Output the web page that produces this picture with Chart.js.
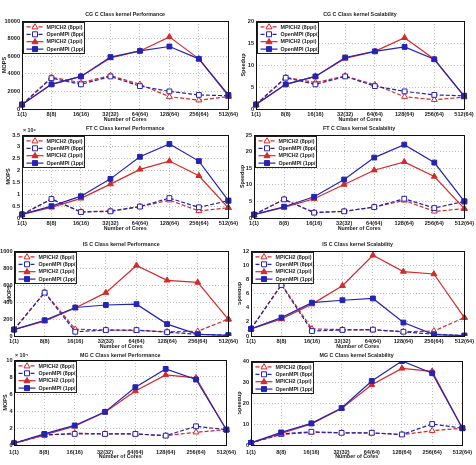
<!DOCTYPE html>
<html>
<head>
<meta charset="utf-8">
<script src="https://cdn.jsdelivr.net/npm/chart.js@4"></script>
<style>
  html, body { margin: 0; padding: 0; background: #fff; }
  #wrap { position: relative; width: 476px; height: 465px; overflow: hidden; }
  #wrap canvas { position: absolute; }
</style>
</head>
<body>
<div id="wrap"></div>
<script>
// NPB class C runs: MPICH2 vs OpenMPI, 8 ppi and 1 ppi
const cores = ["1(1)", "8(8)", "16(16)", "32(32)", "64(64)", "128(64)", "256(64)", "512(64)"];
const seriesNames = ["MPICH2 (8ppi)", "OpenMPI (8ppi)", "MPICH2 (1ppi)", "OpenMPI (1ppi)"];

// CG
const cgPerfMpich8 = [500, 3600, 3000, 3800, 2800, 1400, 1000, 1400];
const cgPerfOmpi8  = [500, 3500, 2800, 3700, 2600, 2000, 1600, 1500];
const cgPerfMpich1 = [500, 2800, 3700, 5800, 6600, 8200, 5700, 1500];
const cgPerfOmpi1  = [500, 2800, 3700, 5900, 6600, 7100, 5700, 1600];
const cgScalMpich8 = [1, 7.2, 6.0, 7.5, 5.5, 2.8, 2.1, 2.7];
const cgScalOmpi8  = [1, 7.1, 5.6, 7.4, 5.2, 4.0, 3.2, 3.0];
const cgScalMpich1 = [1, 5.6, 7.4, 11.5, 13.1, 16.2, 11.3, 2.9];
const cgScalOmpi1  = [1, 5.6, 7.4, 11.7, 13.1, 14.1, 11.3, 3.0];

// FT (perf in x10^6 MOPS)
const ftPerfMpich8 = [0.15, 0.8, 0.26, 0.3, 0.48, 0.75, 0.3, 0.43];
const ftPerfOmpi8  = [0.15, 0.8, 0.25, 0.28, 0.48, 0.84, 0.45, 0.73];
const ftPerfMpich1 = [0.15, 0.45, 0.83, 1.43, 2.05, 2.4, 1.78, 0.43];
const ftPerfOmpi1  = [0.15, 0.5, 0.92, 1.65, 2.58, 3.12, 2.4, 0.73];
const ftScalMpich8 = [1, 5.6, 1.7, 2.0, 3.3, 5.3, 2.0, 2.8];
const ftScalOmpi8  = [1, 5.6, 1.6, 2.0, 3.3, 5.8, 3.0, 5.0];
const ftScalMpich1 = [1, 3.2, 5.8, 10.1, 14.4, 16.9, 12.5, 2.8];
const ftScalOmpi1  = [1, 3.4, 6.4, 11.6, 18.2, 22.1, 16.7, 5.0];

// IS
const isPerfMpich8 = [75, 515, 80, 70, 65, 50, 55, 200];
const isPerfOmpi8  = [75, 510, 50, 70, 70, 45, 20, 10];
const isPerfMpich1 = [75, 175, 330, 510, 830, 655, 630, 195];
const isPerfOmpi1  = [75, 185, 335, 365, 375, 140, 20, 8];
const isScalMpich8 = [1, 7.3, 1.0, 0.9, 0.85, 0.6, 0.7, 2.6];
const isScalOmpi8  = [1, 7.2, 0.7, 0.85, 0.9, 0.6, 0.25, 0.05];
const isScalMpich1 = [1, 2.4, 4.5, 7.1, 11.4, 9.1, 8.75, 2.6];
const isScalOmpi1  = [1, 2.6, 4.7, 5.05, 5.3, 1.9, 0.2, 0.05];

// MG (perf in x10^4 MOPS)
const mgPerfMpich8 = [0.2, 1.15, 1.4, 1.3, 1.3, 1.1, 1.5, 1.8];
const mgPerfOmpi8  = [0.2, 1.2, 1.3, 1.3, 1.3, 1.1, 2.2, 1.8];
const mgPerfMpich1 = [0.2, 1.2, 2.2, 3.85, 6.35, 8.25, 7.9, 1.8];
const mgPerfOmpi1  = [0.2, 1.3, 2.3, 3.9, 6.8, 8.95, 7.7, 1.8];
const mgScalMpich8 = [1, 5, 6, 5.8, 5.7, 5.0, 6.8, 8];
const mgScalOmpi8  = [1, 5.3, 6.3, 5.8, 5.8, 5.0, 10, 8];
const mgScalMpich1 = [1, 5.5, 10, 17.4, 28.7, 36.5, 35.1, 8];
const mgScalOmpi1  = [1, 6, 10.3, 17.6, 30.5, 40, 34.2, 8];

const RED = "#d42a2a", BLUE = "#2424b4";
const FONT = '"Liberation Sans", Arial, sans-serif';
const TXT = "#222";

// line style per series (same order as seriesNames)
const styles = [
  { color: RED,  dash: [4, 2], marker: "triangle", filled: false },
  { color: BLUE, dash: [4, 2], marker: "rect",     filled: false },
  { color: RED,  dash: [],     marker: "triangle", filled: true },
  { color: BLUE, dash: [],     marker: "rect",     filled: true }
];

function drawMarker(ctx, kind, x, y, st) {
  ctx.beginPath();
  if (kind === "rect") ctx.rect(x - 2.5, y - 2.5, 5, 5);
  else { ctx.moveTo(x, y - 3.2); ctx.lineTo(x + 3, y + 2); ctx.lineTo(x - 3, y + 2); ctx.closePath(); }
  ctx.fillStyle = st.filled ? st.color : "#fff";
  ctx.fill();
  ctx.lineWidth = 1; ctx.setLineDash([]); ctx.strokeStyle = st.color;
  ctx.stroke();
}

// titles, box, exponent and legend drawn around chartArea
const decor = {
  id: "decor",
  afterDatasetsDraw(chart) {
    const p = chart.options.plugins.decor;
    const { ctx, chartArea: a } = chart;
    ctx.save();
    ctx.setLineDash([]);
    ctx.strokeStyle = "#111"; ctx.lineWidth = 1;
    ctx.strokeRect(Math.round(a.left) + 0.5, Math.round(a.top) + 0.5, Math.round(a.right - a.left), Math.round(a.bottom - a.top));

    // legend box
    const lx = a.left + 1.5, ly = a.top + 1.5, lw = 61, lh = 31;
    ctx.fillStyle = "#fff"; ctx.fillRect(lx, ly, lw, lh);
    ctx.strokeStyle = "#222"; ctx.strokeRect(lx, ly, lw, lh);
    chart.data.datasets.forEach((ds, i) => {
      const st = styles[i];
      const yy = ly + 4.4 + i * 7.4;
      ctx.strokeStyle = st.color; ctx.lineWidth = 1.2; ctx.setLineDash(st.dash);
      ctx.beginPath(); ctx.moveTo(lx + 3, yy); ctx.lineTo(lx + 20, yy); ctx.stroke();
      drawMarker(ctx, st.marker, lx + 11.5, yy, st);
      ctx.fillStyle = TXT; ctx.font = "bold 5.3px " + FONT;
      ctx.textAlign = "left"; ctx.textBaseline = "middle";
      ctx.fillText(ds.label, lx + 23, yy + 0.3);
    });

    ctx.fillStyle = TXT; ctx.textBaseline = "middle";
    ctx.font = "bold 5.3px " + FONT; ctx.textAlign = "center";
    ctx.fillText(p.title, (a.left + a.right) / 2, a.top - p.titleGap);
    ctx.fillText("Number of Cores", (a.left + a.right) / 2, a.bottom + p.xlabGap);
    if (p.exp) {
      ctx.textAlign = "left"; ctx.font = "bold 5.3px " + FONT;
      ctx.fillText(p.exp, a.left + 1, a.top - 4);
    }
    ctx.translate(p.ylabX, (a.top + a.bottom) / 2);
    ctx.rotate(-Math.PI / 2);
    ctx.textAlign = "center"; ctx.font = "bold 5.5px " + FONT;
    ctx.fillText(p.ylab, 0, 0);
    ctx.restore();
  }
};

function panel(o) {
  const wrap = document.getElementById("wrap");
  const c = document.createElement("canvas");
  c.width = o.box.w; c.height = o.box.h;
  c.style.left = o.box.x + "px"; c.style.top = o.box.y + "px";
  c.style.width = o.box.w + "px"; c.style.height = o.box.h + "px";
  wrap.appendChild(c);
  const yW = o.plot.l - o.box.x;
  const xH = o.box.y + o.box.h - o.plot.b;
  const padTop = o.plot.t - o.box.y;
  const padRight = o.box.x + o.box.w - o.plot.r;
  const tickFont = { family: FONT, size: 5.6, weight: "bold" };
  return new Chart(c, {
    type: "line",
    data: {
      labels: cores,
      datasets: o.series.map((d, i) => ({
        label: seriesNames[i], data: d, order: 3 - i,
        borderColor: styles[i].color, borderWidth: 1.2, borderDash: styles[i].dash,
        pointStyle: styles[i].marker, pointRadius: 3.4, pointBorderWidth: 1,
        pointBorderColor: styles[i].color,
        pointBackgroundColor: styles[i].filled ? styles[i].color : "#fff",
        tension: 0, fill: false
      }))
    },
    options: {
      responsive: false, animation: false, devicePixelRatio: 1,
      layout: { padding: { top: padTop, right: padRight, left: 0, bottom: 0 } },
      plugins: {
        legend: { display: false }, tooltip: { enabled: false },
        decor: { title: o.title, ylab: o.ylab, ylabX: o.ylabX - o.box.x, exp: o.exp,
                 titleGap: o.titleGap || 6, xlabGap: o.xlabGap || 10.5 }
      },
      scales: {
        x: {
          afterFit: s => { s.height = xH; },
          grid: { color: "#b0b0b0", lineWidth: 0.8, drawTicks: false },
          border: { display: false, dash: [1, 2] },
          ticks: { font: tickFont, color: TXT, padding: o.xPad || 2, maxRotation: 0, autoSkip: false }
        },
        y: {
          min: 0, max: o.max,
          afterFit: s => { s.width = yW; },
          grid: { color: "#b0b0b0", lineWidth: 0.8, drawTicks: false },
          border: { display: false, dash: [1, 2] },
          ticks: { stepSize: o.step, font: tickFont, color: TXT, padding: o.yPad || 2,
                   callback: v => String(+Number(v).toFixed(2)) }
        }
      }
    },
    plugins: [decor]
  });
}

const L = { x: 0, w: 240 }, R = { x: 238, w: 238 };

panel({ box: { x: L.x, y: 0, w: L.w, h: 124 }, plot: { l: 22, t: 21, r: 229, b: 109 },
  title: "CG C Class kernel Performance", ylab: "MOPS", ylabX: 4, max: 10000, step: 2000,
  series: [cgPerfMpich8, cgPerfOmpi8, cgPerfMpich1, cgPerfOmpi1] });
panel({ box: { x: R.x, y: 0, w: R.w, h: 124 }, plot: { l: 256, t: 21, r: 464, b: 109 },
  title: "CG C Class kernel Scalability", ylab: "Speedup", ylabX: 243, max: 20, step: 5,
  series: [cgScalMpich8, cgScalOmpi8, cgScalMpich1, cgScalOmpi1] });

panel({ box: { x: L.x, y: 122, w: L.w, h: 112 }, plot: { l: 22, t: 135, r: 236, b: 218 },
  title: "FT C Class kernel Performance", ylab: "MOPS", ylabX: 8, max: 3.5, step: 0.5, exp: "× 10⁶",
  series: [ftPerfMpich8, ftPerfOmpi8, ftPerfMpich1, ftPerfOmpi1] });
panel({ box: { x: R.x, y: 122, w: R.w, h: 112 }, plot: { l: 254, t: 135, r: 469, b: 218 },
  title: "FT C Class kernel Scalability", ylab: "Speedup", ylabX: 242, max: 25, step: 5,
  series: [ftScalMpich8, ftScalOmpi8, ftScalMpich1, ftScalOmpi1] });

panel({ box: { x: L.x, y: 234, w: L.w, h: 116 }, plot: { l: 14, t: 251, r: 236, b: 336 },
  title: "IS C Class kernel Performance", ylab: "MOPS", ylabX: 9, max: 1000, step: 200, yPad: 1.5,
  series: [isPerfMpich8, isPerfOmpi8, isPerfMpich1, isPerfOmpi1] });
panel({ box: { x: R.x, y: 234, w: R.w, h: 116 }, plot: { l: 251, t: 251, r: 470, b: 336 },
  title: "IS C Class kernel Scalability", ylab: "Speedup", ylabX: 239, max: 12, step: 2,
  series: [isScalMpich8, isScalOmpi8, isScalMpich1, isScalOmpi1] });

panel({ box: { x: L.x, y: 348, w: L.w, h: 117 }, plot: { l: 14, t: 360, r: 227, b: 445 },
  title: "MG C Class kernel Performance", ylab: "MOPS", ylabX: 5, max: 10, step: 2, exp: "× 10⁴",
  titleGap: 4, xlabGap: 11.5, xPad: 4, yPad: 1.5,
  series: [mgPerfMpich8, mgPerfOmpi8, mgPerfMpich1, mgPerfOmpi1] });
panel({ box: { x: R.x, y: 348, w: R.w, h: 117 }, plot: { l: 251, t: 361, r: 464, b: 445 },
  title: "MG C Class kernel Scalability", ylab: "Speedup", ylabX: 239, max: 40, step: 10,
  titleGap: 5, xlabGap: 11.5, xPad: 4,
  series: [mgScalMpich8, mgScalOmpi8, mgScalMpich1, mgScalOmpi1] });
</script>
</body>
</html>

....

DO THIS
Set down again, exactly, the lines of the material above from its first line to the one with "22.1, 16.7, 5.0];", inclusive. Leave the pictures out.

THE REPLY
Output the web page that produces this picture with Chart.js.
<!DOCTYPE html>
<html>
<head>
<meta charset="utf-8">
<script src="https://cdn.jsdelivr.net/npm/chart.js@4"></script>
<style>
  html, body { margin: 0; padding: 0; background: #fff; }
  #wrap { position: relative; width: 476px; height: 465px; overflow: hidden; }
  #wrap canvas { position: absolute; }
</style>
</head>
<body>
<div id="wrap"></div>
<script>
// NPB class C runs: MPICH2 vs OpenMPI, 8 ppi and 1 ppi
const cores = ["1(1)", "8(8)", "16(16)", "32(32)", "64(64)", "128(64)", "256(64)", "512(64)"];
const seriesNames = ["MPICH2 (8ppi)", "OpenMPI (8ppi)", "MPICH2 (1ppi)", "OpenMPI (1ppi)"];

// CG
const cgPerfMpich8 = [500, 3600, 3000, 3800, 2800, 1400, 1000, 1400];
const cgPerfOmpi8  = [500, 3500, 2800, 3700, 2600, 2000, 1600, 1500];
const cgPerfMpich1 = [500, 2800, 3700, 5800, 6600, 8200, 5700, 1500];
const cgPerfOmpi1  = [500, 2800, 3700, 5900, 6600, 7100, 5700, 1600];
const cgScalMpich8 = [1, 7.2, 6.0, 7.5, 5.5, 2.8, 2.1, 2.7];
const cgScalOmpi8  = [1, 7.1, 5.6, 7.4, 5.2, 4.0, 3.2, 3.0];
const cgScalMpich1 = [1, 5.6, 7.4, 11.5, 13.1, 16.2, 11.3, 2.9];
const cgScalOmpi1  = [1, 5.6, 7.4, 11.7, 13.1, 14.1, 11.3, 3.0];

// FT (perf in x10^6 MOPS)
const ftPerfMpich8 = [0.15, 0.8, 0.26, 0.3, 0.48, 0.75, 0.3, 0.43];
const ftPerfOmpi8  = [0.15, 0.8, 0.25, 0.28, 0.48, 0.84, 0.45, 0.73];
const ftPerfMpich1 = [0.15, 0.45, 0.83, 1.43, 2.05, 2.4, 1.78, 0.43];
const ftPerfOmpi1  = [0.15, 0.5, 0.92, 1.65, 2.58, 3.12, 2.4, 0.73];
const ftScalMpich8 = [1, 5.6, 1.7, 2.0, 3.3, 5.3, 2.0, 2.8];
const ftScalOmpi8  = [1, 5.6, 1.6, 2.0, 3.3, 5.8, 3.0, 5.0];
const ftScalMpich1 = [1, 3.2, 5.8, 10.1, 14.4, 16.9, 12.5, 2.8];
const ftScalOmpi1  = [1, 3.4, 6.4, 11.6, 18.2, 22.1, 16.7, 5.0];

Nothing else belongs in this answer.